Он первый указал, что и в становом приставе есть нечто положительное… — Такой «положительный» пристав выведен Н. М. Львовым в пьесе 1858 г. «Предубеждение, или Не место красит человека…»
Ролла. Поэма Альфреда Мюссе. Перевод Н. П. Грекова. Москва. 1864 г
«Совр.», 1864, № 8, отд II, стр. 201–207.

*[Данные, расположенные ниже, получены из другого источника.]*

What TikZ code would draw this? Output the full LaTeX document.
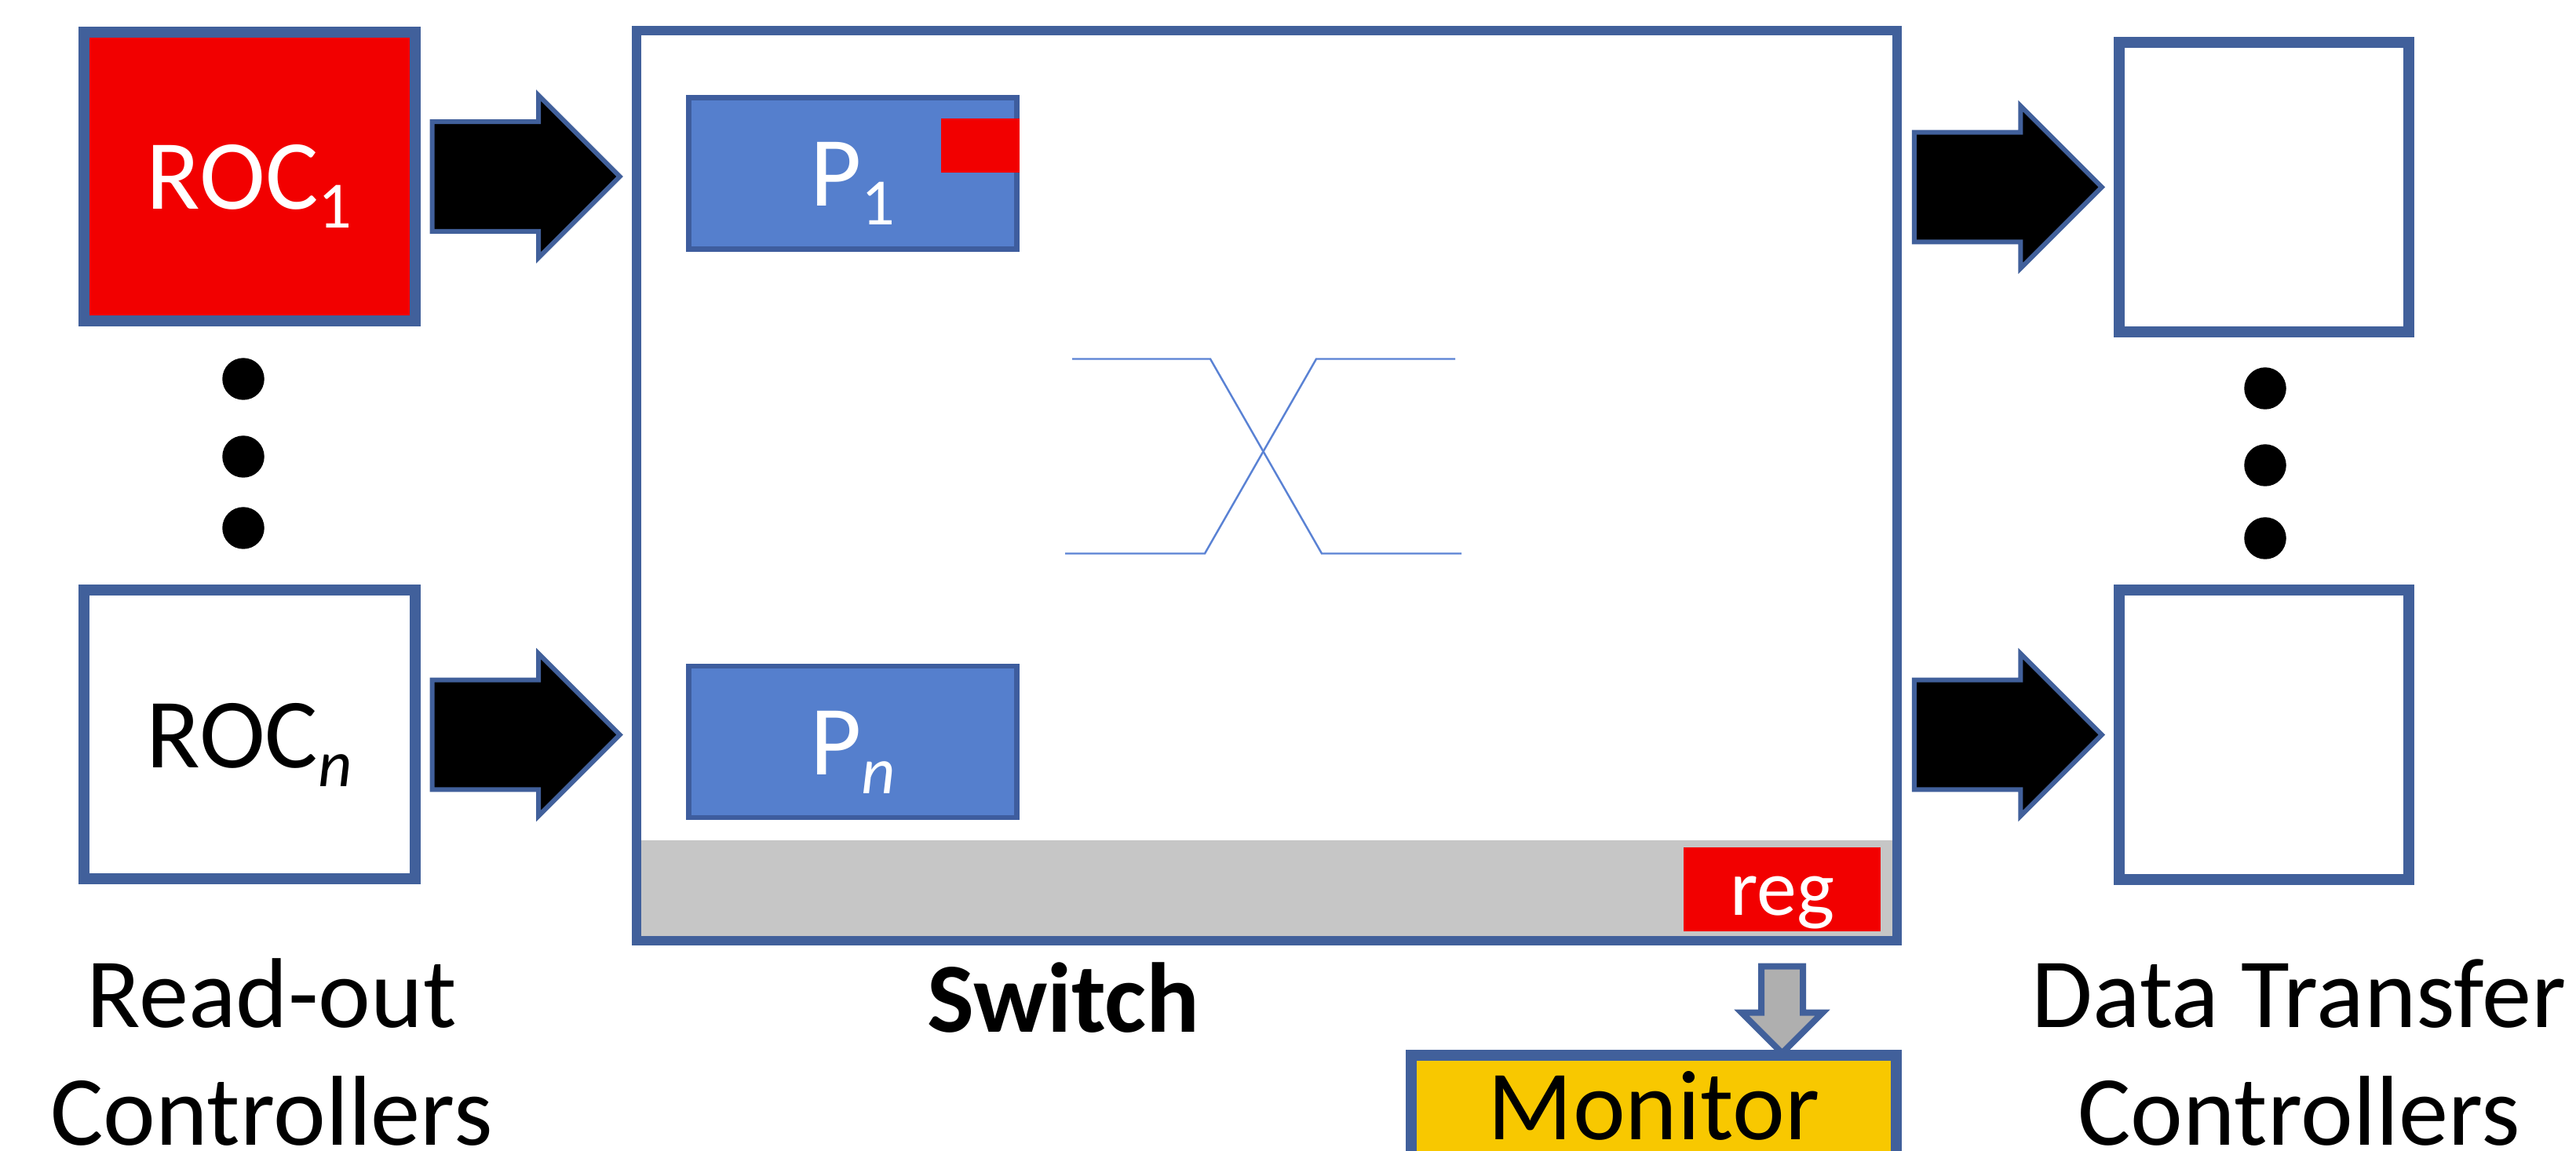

Эту рецензию не следует рассматривать как критический разбор собственно творчества Альфреда Мюссе, хотя она и отражает, притом в самой резкой форме, неприятие Салтыковым эстетики и мировоззрения французского поэта-романтика, в особенности его философии социального пессимизма. Русским изданием поэмы «Ролла» (1833), в очень плохом переводе Грекова, Салтыков воспользовался, в своей постоянной борьбе за реализм и общественную содержательность искусства, как убедительным, в его представлении, материалом для очередной атаки на романтическую эстетику, на эстетику «искусства для искусства» и на присущие им теории «вдохновенно-бессознательного» творчества.
Примечательны в рецензии отзывы о «царе поэтов» Шекспире, у которого «всякое слово проникнуто дельностью», и высокая оценка «поэтической прелести» прозы Тургенева, данная в момент, когда Салтыков остро полемизировал с ним в своей публицистике, как с автором «Отцов и детей».